▸ Given problem: Could you retype the lines below, starting at the line holding "Reproduce this chart with matplotlib." and stopping at the line holding "import matplotlib.pyplot as plt", inclusive? Copy them exactly and drop the images.

▸ Input:

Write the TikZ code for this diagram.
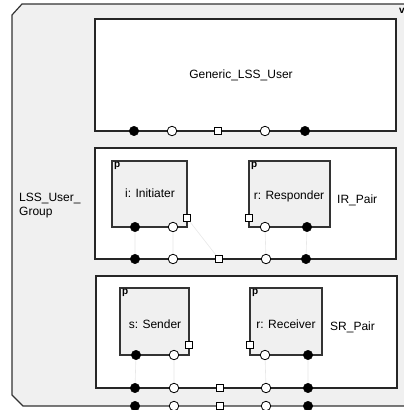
\documentclass[tikz,border=0pt]{standalone}
\usepackage{fontspec}
\setmainfont{Liberation Sans}
\begin{document}
\begin{tikzpicture}[x=1pt,y=-1pt,
  fport/.style={circle,fill=black,draw=black,inner sep=0pt,minimum size=9.5pt},
  oport/.style={circle,fill=white,draw=black,line width=0.8pt,inner sep=0pt,minimum size=9.5pt},
  sport/.style={rectangle,fill=white,draw=black,line width=0.8pt,inner sep=0pt,minimum size=7pt},
  lbl/.style={font=\fontsize{12}{14}\selectfont,inner sep=0pt},
  plbl/.style={font=\fontsize{10}{11}\selectfont\bfseries,inner sep=0pt,anchor=north west},
  wire/.style={draw=black!9,line width=0.6pt},
  part/.style={fill=black!6,draw=black!80,line width=1.2pt},
  cont/.style={fill=white,draw=black!85,line width=1.3pt}]
\useasboundingbox (0,0) rectangle (404,410);
\clip (0,0) rectangle (404,410);
% outer group
\draw[fill=black!6,draw=black!80,line width=1.2pt] (22,4) -- (420,4) -- (420,406) -- (23,406) -- (12,395) -- (12,15) -- cycle;
\node[font=\fontsize{10}{12}\selectfont\bfseries,anchor=north west,inner sep=0pt] (vlbl) at (399,8) {v};
\node[lbl,align=left,anchor=west] (grp) at (19,206) {LSS\_User\_\\Group};
% Generic_LSS_User
\path[cont] (95,19) rectangle (396,131);
\node[lbl] (gen) at (241,75) {Generic\_LSS\_User};
\node[fport] (g1) at (134,131) {};
\node[oport] (g2) at (172,131) {};
\node[sport] (g3) at (218,131) {};
\node[oport] (g4) at (265,131) {};
\node[fport] (g5) at (305,131) {};
% IR_Pair
\path[cont] (95,148) rectangle (396,259);
\node[lbl,anchor=west] (irl) at (337,200) {IR\_Pair};
\path[part] (112,161) rectangle (187,227);
\node[plbl] at (114,162) {p};
\node[lbl] (ini) at (150,193) {i: Initiater};
\path[part] (249,161) rectangle (330,227);
\node[plbl] at (251,162) {p};
\node[lbl] (res) at (289,196) {r: Responder};
\node[fport] (i1) at (135,227) {};
\node[oport] (i2) at (173,227) {};
\node[sport] (i3) at (187,218) {};
\node[sport] (r3) at (249,218) {};
\node[oport] (r4) at (265,227) {};
\node[fport] (r5) at (307,227) {};
\path[wire] (i1) -- (135,259) (i2) -- (173,259) (i3) -- (219,259) (r4) -- (266,259) (r5) -- (306,259);
\node[fport] (p1) at (135,259) {};
\node[oport] (p2) at (173,259) {};
\node[sport] (p3) at (219,259) {};
\node[oport] (p4) at (266,259) {};
\node[fport] (p5) at (306,259) {};
% SR_Pair
\path[cont] (96,276) rectangle (397,388);
\node[lbl,anchor=west] (srl) at (330,327) {SR\_Pair};
\path[part] (120,288) rectangle (189,355);
\node[plbl] at (122,289) {p};
\node[lbl] (snd) at (155,324) {s: Sender};
\path[part] (250,288) rectangle (322,355);
\node[plbl] at (252,289) {p};
\node[lbl] (rcv) at (286,324) {r: Receiver};
\node[fport] (s1) at (136,355) {};
\node[oport] (s2) at (174,355) {};
\node[sport] (s3) at (189,345) {};
\node[sport] (c3) at (250,345) {};
\node[oport] (c4) at (265,355) {};
\node[fport] (c5) at (308,355) {};
\path[wire] (s1) -- (135,388) (s2) -- (174,388) (c4) -- (266,388) (c5) -- (308,388);
\node[fport] (q1) at (135,388) {};
\node[oport] (q2) at (174,388) {};
\node[sport] (q3) at (220,388) {};
\node[oport] (q4) at (266,388) {};
\node[fport] (q5) at (308,388) {};
% outer ports
\node[fport] (o1) at (135,406) {};
\node[oport] (o2) at (174,406) {};
\node[sport] (o3) at (220,406) {};
\node[oport] (o4) at (266,406) {};
\node[fport] (o5) at (308,406) {};
\end{tikzpicture}
\end{document}
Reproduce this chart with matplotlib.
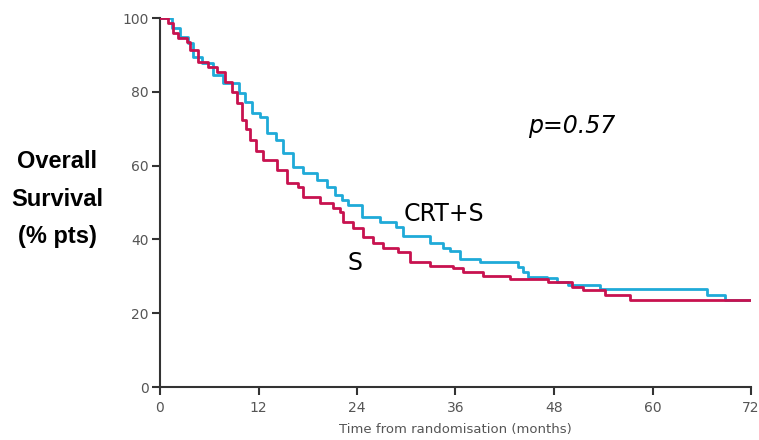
import matplotlib
matplotlib.use("Agg")
import matplotlib.pyplot as plt

# CRT+S (blue) Kaplan-Meier step points: months, survival %
crt_t = [0, 1.5, 2.4, 3.4, 4.0, 5.1, 6.5, 7.7, 9.6, 10.4, 11.2, 12.2, 13.0, 14.1, 15.0,
         16.2, 17.4, 19.1, 20.3, 21.3, 22.2, 22.9, 24.6, 26.8, 28.8, 29.6, 32.9, 34.5,
         35.3, 36.5, 39.0, 43.6, 44.2, 44.8, 47.1, 48.4, 49.7, 53.6, 66.6, 68.8, 72]
crt_s = [100, 97.3, 94.9, 93.2, 89.4, 87.8, 84.6, 82.4, 79.7, 77.2, 74.3, 73.2, 68.8, 66.9, 63.4,
         59.6, 58.0, 56.1, 54.2, 52.0, 50.7, 49.3, 46.0, 44.7, 43.4, 41.0, 39.0, 37.7,
         36.8, 34.7, 33.9, 32.5, 31.2, 29.8, 29.5, 28.5, 27.6, 26.5, 24.9, 23.6, 23.6]

# S (red)
s_t = [0, 1.0, 1.6, 2.2, 3.3, 3.7, 4.6, 5.8, 6.9, 7.9, 8.8, 9.4, 10.0, 10.5, 11.0, 11.7,
       12.5, 14.3, 15.5, 16.8, 17.4, 19.5, 21.1, 21.9, 22.3, 23.5, 24.7, 25.9, 27.2, 29.0,
       30.5, 32.9, 35.7, 36.9, 39.3, 42.6, 47.3, 50.2, 51.5, 54.2, 57.2, 72]
s_s = [100, 98.6, 95.9, 94.6, 93.5, 91.3, 88.0, 86.7, 85.4, 82.7, 80.0, 77.0, 72.4, 70.0, 66.9, 64.0,
       61.5, 58.8, 55.3, 54.2, 51.5, 49.9, 48.5, 47.4, 44.7, 43.0, 40.7, 39.0, 37.7, 36.6,
       33.9, 32.8, 32.2, 31.2, 30.1, 29.3, 28.5, 27.2, 26.3, 24.9, 23.6, 23.6]

x_ticks = [0, 12, 24, 36, 48, 60, 72]
y_ticks = [0, 20, 40, 60, 80, 100]

fig = plt.figure(figsize=(7.59, 4.40), dpi=100)
ax = fig.add_axes([160/759, 1-387/440, (751-160)/759, (387-18)/440])

blue = '#1FAAD8'
red = '#C8124F'
ax.step(crt_t, crt_s, where='post', color=blue, lw=2.0, zorder=2)
ax.step(s_t, s_s, where='post', color=red, lw=2.0, zorder=3)

ax.set_xlim(0, 72)
ax.set_ylim(0, 100)
ax.set_xticks(x_ticks)
ax.set_yticks(y_ticks)
for sp in ['top', 'right']:
    ax.spines[sp].set_visible(False)
for sp in ['left', 'bottom']:
    ax.spines[sp].set_color('#333333')
    ax.spines[sp].set_linewidth(1.5)
    ax.spines[sp].set_clip_on(False)
ax.tick_params(axis='both', direction='out', length=6, width=1.5, color='#333333',
               labelcolor='#555555', labelsize=10)
ax.tick_params(axis='x', pad=4)
ax.tick_params(axis='y', pad=2)
ax.set_xlabel('Time from randomisation (months)', color='#555555', fontsize=9.5,
              labelpad=6)

fig.text(57/759, 1-199/440, 'Overall\nSurvival\n(% pts)', ha='center', va='center',
         fontsize=17, fontweight='bold', color='black', linespacing=1.8,
         family='Liberation Sans')

ax.text(34.6, 47.0, 'CRT+S', fontsize=17, color='black', ha='center', va='center',
        family='DejaVu Sans')
ax.text(23.75, 33.6, 'S', fontsize=17, color='black', ha='center', va='center',
        family='DejaVu Sans')
ax.text(50.2, 70.8, 'p=0.57', fontsize=17, color='black', ha='center', va='center',
        style='italic', family='DejaVu Sans')

fig.savefig('out.png', dpi=100)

▸ Response:
Reproduce this chart with matplotlib.
import matplotlib
matplotlib.use("Agg")
import matplotlib.pyplot as plt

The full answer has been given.